§ **TO DO**: Leave the pictures out, and retype all of the material exactly as written.

━━━━━━━━━━━━━━━━

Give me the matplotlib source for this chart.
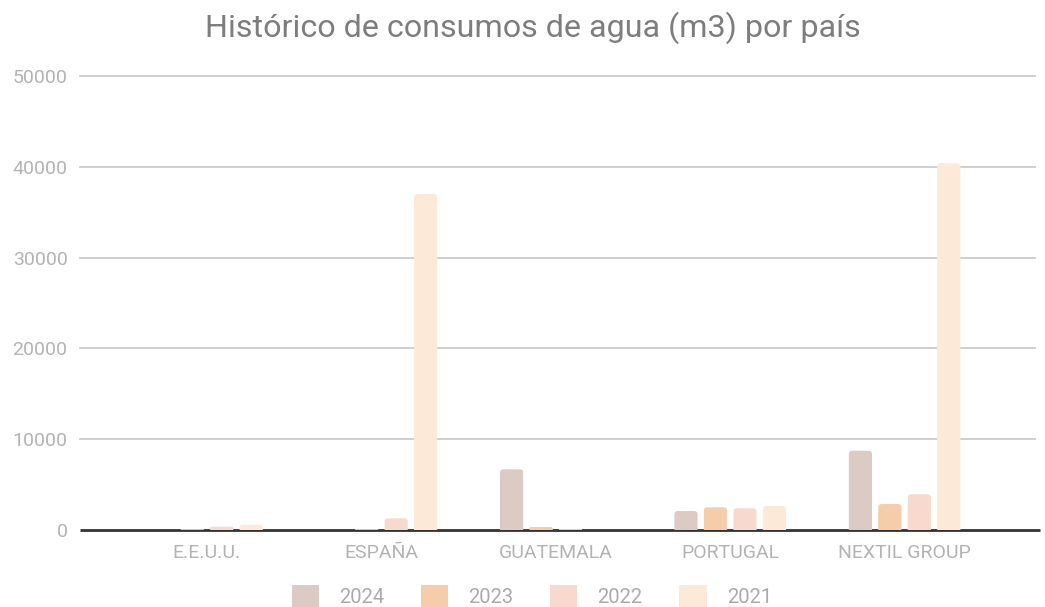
import matplotlib
matplotlib.use("Agg")
import matplotlib.pyplot as plt
from matplotlib.patches import FancyBboxPatch, Patch, Rectangle
import numpy as np

plt.rcParams['font.family'] = ['Roboto', 'DejaVu Sans']

categories = ["E.E.U.U.", "ESPAÑA", "GUATEMALA", "PORTUGAL", "NEXTIL GROUP"]
years = ["2024", "2023", "2022", "2021"]
v2024 = [0, 0, 6680, 2090, 8730]
v2023 = [100, 100, 330, 2500, 2860]
v2022 = [360, 1290, 100, 2390, 3930]
v2021 = [580, 37000, 0, 2640, 40400]
series = [v2024, v2023, v2022, v2021]
colors = ["#dccbc4", "#f6cdab", "#f7dacd", "#fde9d7"]

W, H = 1045, 607
fig = plt.figure(figsize=(W / 100, H / 100), dpi=100)
ax_l, ax_r, ax_t, ax_b = 80, 1035, 76, 530
ax = fig.add_axes([ax_l / W, (H - ax_b) / H, (ax_r - ax_l) / W, (ax_b - ax_t) / H])

sp = 174.4
xlim = ((ax_l - 207) / sp, (ax_r - 207) / sp)
ylim = (0, 50000)
ax.set_xlim(*xlim)
ax.set_ylim(*ylim)

x = np.arange(len(categories))
bw = 0.133
step = 0.169
xu = (xlim[1] - xlim[0]) / (ax_r - ax_l)
yu = (ylim[1] - ylim[0]) / (ax_b - ax_t)
r_px = 3.5
clip = Rectangle((xlim[0], 0), xlim[1] - xlim[0], ylim[1] * 1.1, transform=ax.transData)

for i, (vals, col) in enumerate(zip(series, colors)):
    offs = (i - 1.5) * step
    for xi, v in zip(x, vals):
        if v <= 0:
            continue
        left = xi + offs - bw / 2
        h_px = v / yu
        r = min(r_px, h_px / 2 + 0.01)
        bottom = -r_px * yu
        p = FancyBboxPatch((left, bottom), bw, v - bottom,
                           boxstyle=f"round,pad=0,rounding_size={r * xu}",
                           mutation_aspect=yu / xu,
                           facecolor=col, edgecolor='none', zorder=3)
        ax.add_patch(p)
        p.set_clip_path(clip)

for yv in [10000, 20000, 30000, 40000, 50000]:
    ax.axhline(yv, color="#cccccc", lw=1.3, zorder=1, clip_on=False)
ax.plot([xlim[0], xlim[1] + 5 * xu], [0, 0], color="#333333", lw=2.0, zorder=2,
        clip_on=False, solid_capstyle='butt')

ax.set_yticks([0, 10000, 20000, 30000, 40000, 50000])
ax.set_yticklabels(["0", "10000", "20000", "30000", "40000", "50000"])
ax.set_xticks(x)
ax.set_xticklabels(categories)
ax.tick_params(axis='both', length=0, labelsize=14, labelcolor="#b3b3b3")
ax.tick_params(axis='y', pad=9)
ax.tick_params(axis='x', pad=10)
for s in ax.spines.values():
    s.set_visible(False)

fig.text(533 / W, 1 - 28 / H, "Histórico de consumos de agua (m3) por país",
         ha='center', va='center', fontsize=23.2, color="#7d7d7d")

handles = [Patch(facecolor=c, edgecolor='none') for c in colors]
leg = fig.legend(handles, years, loc='center', bbox_to_anchor=(532 / W, 1 - 596 / H),
                 ncol=4, frameon=False, fontsize=14.5, labelcolor="#aaaaaa",
                 handlelength=1.35, handleheight=1.35, handletextpad=1.0,
                 columnspacing=1.82, borderaxespad=0, borderpad=0)

fig.savefig("out.png", dpi=100)
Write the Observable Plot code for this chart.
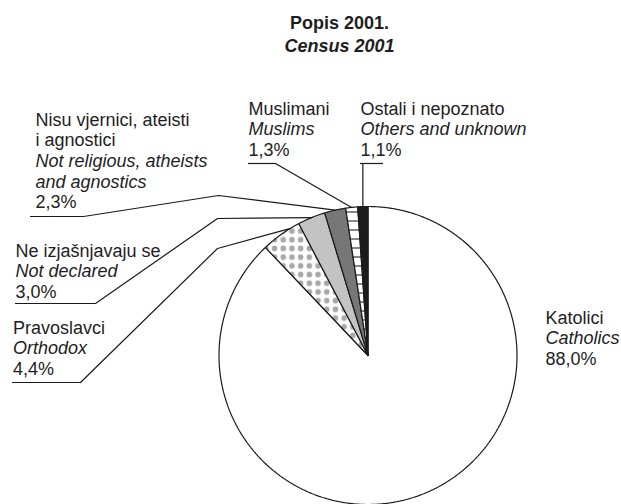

━━━━━━━━━━━━━━━━

§ **RESPONSE TO THE EXERCISE**:
Give me the matplotlib source for this chart.
import matplotlib
matplotlib.use("Agg")
import matplotlib.pyplot as plt
from matplotlib.patches import FancyBboxPatch, Patch, Rectangle
import numpy as np

plt.rcParams['font.family'] = ['Roboto', 'DejaVu Sans']

categories = ["E.E.U.U.", "ESPAÑA", "GUATEMALA", "PORTUGAL", "NEXTIL GROUP"]
years = ["2024", "2023", "2022", "2021"]
v2024 = [0, 0, 6680, 2090, 8730]
v2023 = [100, 100, 330, 2500, 2860]
v2022 = [360, 1290, 100, 2390, 3930]
v2021 = [580, 37000, 0, 2640, 40400]
series = [v2024, v2023, v2022, v2021]
colors = ["#dccbc4", "#f6cdab", "#f7dacd", "#fde9d7"]

W, H = 1045, 607
fig = plt.figure(figsize=(W / 100, H / 100), dpi=100)
ax_l, ax_r, ax_t, ax_b = 80, 1035, 76, 530
ax = fig.add_axes([ax_l / W, (H - ax_b) / H, (ax_r - ax_l) / W, (ax_b - ax_t) / H])

sp = 174.4
xlim = ((ax_l - 207) / sp, (ax_r - 207) / sp)
ylim = (0, 50000)
ax.set_xlim(*xlim)
ax.set_ylim(*ylim)

x = np.arange(len(categories))
bw = 0.133
step = 0.169
xu = (xlim[1] - xlim[0]) / (ax_r - ax_l)
yu = (ylim[1] - ylim[0]) / (ax_b - ax_t)
r_px = 3.5
clip = Rectangle((xlim[0], 0), xlim[1] - xlim[0], ylim[1] * 1.1, transform=ax.transData)

for i, (vals, col) in enumerate(zip(series, colors)):
    offs = (i - 1.5) * step
    for xi, v in zip(x, vals):
        if v <= 0:
            continue
        left = xi + offs - bw / 2
        h_px = v / yu
        r = min(r_px, h_px / 2 + 0.01)
        bottom = -r_px * yu
        p = FancyBboxPatch((left, bottom), bw, v - bottom,
                           boxstyle=f"round,pad=0,rounding_size={r * xu}",
                           mutation_aspect=yu / xu,
                           facecolor=col, edgecolor='none', zorder=3)
        ax.add_patch(p)
        p.set_clip_path(clip)

for yv in [10000, 20000, 30000, 40000, 50000]:
    ax.axhline(yv, color="#cccccc", lw=1.3, zorder=1, clip_on=False)
ax.plot([xlim[0], xlim[1] + 5 * xu], [0, 0], color="#333333", lw=2.0, zorder=2,
        clip_on=False, solid_capstyle='butt')

ax.set_yticks([0, 10000, 20000, 30000, 40000, 50000])
ax.set_yticklabels(["0", "10000", "20000", "30000", "40000", "50000"])
ax.set_xticks(x)
ax.set_xticklabels(categories)
ax.tick_params(axis='both', length=0, labelsize=14, labelcolor="#b3b3b3")
ax.tick_params(axis='y', pad=9)
ax.tick_params(axis='x', pad=10)
for s in ax.spines.values():
    s.set_visible(False)

fig.text(533 / W, 1 - 28 / H, "Histórico de consumos de agua (m3) por país",
         ha='center', va='center', fontsize=23.2, color="#7d7d7d")

handles = [Patch(facecolor=c, edgecolor='none') for c in colors]
leg = fig.legend(handles, years, loc='center', bbox_to_anchor=(532 / W, 1 - 596 / H),
                 ncol=4, frameon=False, fontsize=14.5, labelcolor="#aaaaaa",
                 handlelength=1.35, handleheight=1.35, handletextpad=1.0,
                 columnspacing=1.82, borderaxespad=0, borderpad=0)

fig.savefig("out.png", dpi=100)
Write the Observable Plot code for this chart.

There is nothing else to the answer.